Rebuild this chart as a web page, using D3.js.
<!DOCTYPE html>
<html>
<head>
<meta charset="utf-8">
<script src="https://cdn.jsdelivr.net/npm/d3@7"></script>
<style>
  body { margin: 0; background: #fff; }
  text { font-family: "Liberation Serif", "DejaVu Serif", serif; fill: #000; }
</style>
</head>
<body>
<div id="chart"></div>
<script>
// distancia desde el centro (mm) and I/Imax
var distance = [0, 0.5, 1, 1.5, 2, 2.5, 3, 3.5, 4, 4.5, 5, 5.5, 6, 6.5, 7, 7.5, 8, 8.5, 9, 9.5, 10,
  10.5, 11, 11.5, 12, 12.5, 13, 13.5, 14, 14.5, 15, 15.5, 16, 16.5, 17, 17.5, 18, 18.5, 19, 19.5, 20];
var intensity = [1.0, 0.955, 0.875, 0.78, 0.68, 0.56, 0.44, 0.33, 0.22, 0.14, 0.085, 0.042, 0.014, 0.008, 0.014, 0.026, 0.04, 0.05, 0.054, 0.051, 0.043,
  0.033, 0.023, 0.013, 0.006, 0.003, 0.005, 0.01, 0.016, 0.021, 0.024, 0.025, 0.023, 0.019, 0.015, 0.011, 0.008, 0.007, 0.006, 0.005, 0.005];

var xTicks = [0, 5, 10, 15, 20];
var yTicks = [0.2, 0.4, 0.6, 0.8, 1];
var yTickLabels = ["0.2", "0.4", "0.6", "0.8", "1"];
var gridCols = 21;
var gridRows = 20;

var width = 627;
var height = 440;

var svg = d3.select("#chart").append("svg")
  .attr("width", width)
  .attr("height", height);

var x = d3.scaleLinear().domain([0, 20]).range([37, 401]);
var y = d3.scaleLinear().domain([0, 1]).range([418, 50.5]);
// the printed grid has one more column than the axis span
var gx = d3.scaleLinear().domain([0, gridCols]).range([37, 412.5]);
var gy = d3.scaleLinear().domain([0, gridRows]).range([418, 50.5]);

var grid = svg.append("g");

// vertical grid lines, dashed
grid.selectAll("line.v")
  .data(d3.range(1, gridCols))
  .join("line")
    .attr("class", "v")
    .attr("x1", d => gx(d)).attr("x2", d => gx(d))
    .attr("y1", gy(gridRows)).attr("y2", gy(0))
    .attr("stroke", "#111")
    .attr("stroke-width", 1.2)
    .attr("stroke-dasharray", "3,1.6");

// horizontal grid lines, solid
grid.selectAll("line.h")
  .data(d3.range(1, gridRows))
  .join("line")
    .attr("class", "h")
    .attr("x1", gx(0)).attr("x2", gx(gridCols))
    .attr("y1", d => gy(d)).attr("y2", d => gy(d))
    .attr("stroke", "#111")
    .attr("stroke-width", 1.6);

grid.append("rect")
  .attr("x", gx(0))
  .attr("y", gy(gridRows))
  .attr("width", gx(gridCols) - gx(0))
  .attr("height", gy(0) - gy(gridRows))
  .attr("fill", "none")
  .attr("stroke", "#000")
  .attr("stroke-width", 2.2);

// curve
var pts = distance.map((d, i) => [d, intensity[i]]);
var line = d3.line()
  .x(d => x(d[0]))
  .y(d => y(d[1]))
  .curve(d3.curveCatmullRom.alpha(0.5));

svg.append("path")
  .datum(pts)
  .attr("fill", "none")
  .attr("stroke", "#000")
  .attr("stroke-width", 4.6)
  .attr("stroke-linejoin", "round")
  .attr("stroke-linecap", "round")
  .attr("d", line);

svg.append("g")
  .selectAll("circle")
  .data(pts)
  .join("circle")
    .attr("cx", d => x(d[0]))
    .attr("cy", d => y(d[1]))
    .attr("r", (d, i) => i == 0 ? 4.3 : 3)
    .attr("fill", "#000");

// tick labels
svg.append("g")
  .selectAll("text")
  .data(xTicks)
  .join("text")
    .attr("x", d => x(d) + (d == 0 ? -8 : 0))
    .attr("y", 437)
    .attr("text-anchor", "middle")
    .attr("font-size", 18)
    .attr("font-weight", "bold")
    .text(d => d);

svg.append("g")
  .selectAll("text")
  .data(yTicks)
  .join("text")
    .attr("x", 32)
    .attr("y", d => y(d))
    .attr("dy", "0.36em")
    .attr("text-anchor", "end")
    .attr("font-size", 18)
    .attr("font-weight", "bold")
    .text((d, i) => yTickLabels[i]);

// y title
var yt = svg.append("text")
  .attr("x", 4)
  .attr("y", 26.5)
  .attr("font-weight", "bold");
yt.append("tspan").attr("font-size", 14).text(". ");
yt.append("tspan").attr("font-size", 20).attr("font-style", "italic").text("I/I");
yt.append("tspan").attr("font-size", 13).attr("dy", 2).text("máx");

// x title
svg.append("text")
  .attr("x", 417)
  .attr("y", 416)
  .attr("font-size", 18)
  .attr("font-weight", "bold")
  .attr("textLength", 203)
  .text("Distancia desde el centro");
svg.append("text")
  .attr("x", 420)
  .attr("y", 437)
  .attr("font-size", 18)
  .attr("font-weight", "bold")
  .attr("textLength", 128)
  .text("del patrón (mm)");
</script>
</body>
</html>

▸ **Work to do**:
Please set down the whole listing above without altering a single line.

▸ **Solution**:
Rebuild this chart as a web page, using D3.js.
<!DOCTYPE html>
<html>
<head>
<meta charset="utf-8">
<script src="https://cdn.jsdelivr.net/npm/d3@7"></script>
<style>
  body { margin: 0; background: #fff; }
  text { font-family: "Liberation Serif", "DejaVu Serif", serif; fill: #000; }
</style>
</head>
<body>
<div id="chart"></div>
<script>
// distancia desde el centro (mm) and I/Imax
var distance = [0, 0.5, 1, 1.5, 2, 2.5, 3, 3.5, 4, 4.5, 5, 5.5, 6, 6.5, 7, 7.5, 8, 8.5, 9, 9.5, 10,
  10.5, 11, 11.5, 12, 12.5, 13, 13.5, 14, 14.5, 15, 15.5, 16, 16.5, 17, 17.5, 18, 18.5, 19, 19.5, 20];
var intensity = [1.0, 0.955, 0.875, 0.78, 0.68, 0.56, 0.44, 0.33, 0.22, 0.14, 0.085, 0.042, 0.014, 0.008, 0.014, 0.026, 0.04, 0.05, 0.054, 0.051, 0.043,
  0.033, 0.023, 0.013, 0.006, 0.003, 0.005, 0.01, 0.016, 0.021, 0.024, 0.025, 0.023, 0.019, 0.015, 0.011, 0.008, 0.007, 0.006, 0.005, 0.005];

var xTicks = [0, 5, 10, 15, 20];
var yTicks = [0.2, 0.4, 0.6, 0.8, 1];
var yTickLabels = ["0.2", "0.4", "0.6", "0.8", "1"];
var gridCols = 21;
var gridRows = 20;

var width = 627;
var height = 440;

var svg = d3.select("#chart").append("svg")
  .attr("width", width)
  .attr("height", height);

var x = d3.scaleLinear().domain([0, 20]).range([37, 401]);
var y = d3.scaleLinear().domain([0, 1]).range([418, 50.5]);
// the printed grid has one more column than the axis span
var gx = d3.scaleLinear().domain([0, gridCols]).range([37, 412.5]);
var gy = d3.scaleLinear().domain([0, gridRows]).range([418, 50.5]);

var grid = svg.append("g");

// vertical grid lines, dashed
grid.selectAll("line.v")
  .data(d3.range(1, gridCols))
  .join("line")
    .attr("class", "v")
    .attr("x1", d => gx(d)).attr("x2", d => gx(d))
    .attr("y1", gy(gridRows)).attr("y2", gy(0))
    .attr("stroke", "#111")
    .attr("stroke-width", 1.2)
    .attr("stroke-dasharray", "3,1.6");

// horizontal grid lines, solid
grid.selectAll("line.h")
  .data(d3.range(1, gridRows))
  .join("line")
    .attr("class", "h")
    .attr("x1", gx(0)).attr("x2", gx(gridCols))
    .attr("y1", d => gy(d)).attr("y2", d => gy(d))
    .attr("stroke", "#111")
    .attr("stroke-width", 1.6);

grid.append("rect")
  .attr("x", gx(0))
  .attr("y", gy(gridRows))
  .attr("width", gx(gridCols) - gx(0))
  .attr("height", gy(0) - gy(gridRows))
  .attr("fill", "none")
  .attr("stroke", "#000")
  .attr("stroke-width", 2.2);

// curve
var pts = distance.map((d, i) => [d, intensity[i]]);
var line = d3.line()
  .x(d => x(d[0]))
  .y(d => y(d[1]))
  .curve(d3.curveCatmullRom.alpha(0.5));

svg.append("path")
  .datum(pts)
  .attr("fill", "none")
  .attr("stroke", "#000")
  .attr("stroke-width", 4.6)
  .attr("stroke-linejoin", "round")
  .attr("stroke-linecap", "round")
  .attr("d", line);

svg.append("g")
  .selectAll("circle")
  .data(pts)
  .join("circle")
    .attr("cx", d => x(d[0]))
    .attr("cy", d => y(d[1]))
    .attr("r", (d, i) => i == 0 ? 4.3 : 3)
    .attr("fill", "#000");

// tick labels
svg.append("g")
  .selectAll("text")
  .data(xTicks)
  .join("text")
    .attr("x", d => x(d) + (d == 0 ? -8 : 0))
    .attr("y", 437)
    .attr("text-anchor", "middle")
    .attr("font-size", 18)
    .attr("font-weight", "bold")
    .text(d => d);

svg.append("g")
  .selectAll("text")
  .data(yTicks)
  .join("text")
    .attr("x", 32)
    .attr("y", d => y(d))
    .attr("dy", "0.36em")
    .attr("text-anchor", "end")
    .attr("font-size", 18)
    .attr("font-weight", "bold")
    .text((d, i) => yTickLabels[i]);

// y title
var yt = svg.append("text")
  .attr("x", 4)
  .attr("y", 26.5)
  .attr("font-weight", "bold");
yt.append("tspan").attr("font-size", 14).text(". ");
yt.append("tspan").attr("font-size", 20).attr("font-style", "italic").text("I/I");
yt.append("tspan").attr("font-size", 13).attr("dy", 2).text("máx");

// x title
svg.append("text")
  .attr("x", 417)
  .attr("y", 416)
  .attr("font-size", 18)
  .attr("font-weight", "bold")
  .attr("textLength", 203)
  .text("Distancia desde el centro");
svg.append("text")
  .attr("x", 420)
  .attr("y", 437)
  .attr("font-size", 18)
  .attr("font-weight", "bold")
  .attr("textLength", 128)
  .text("del patrón (mm)");
</script>
</body>
</html>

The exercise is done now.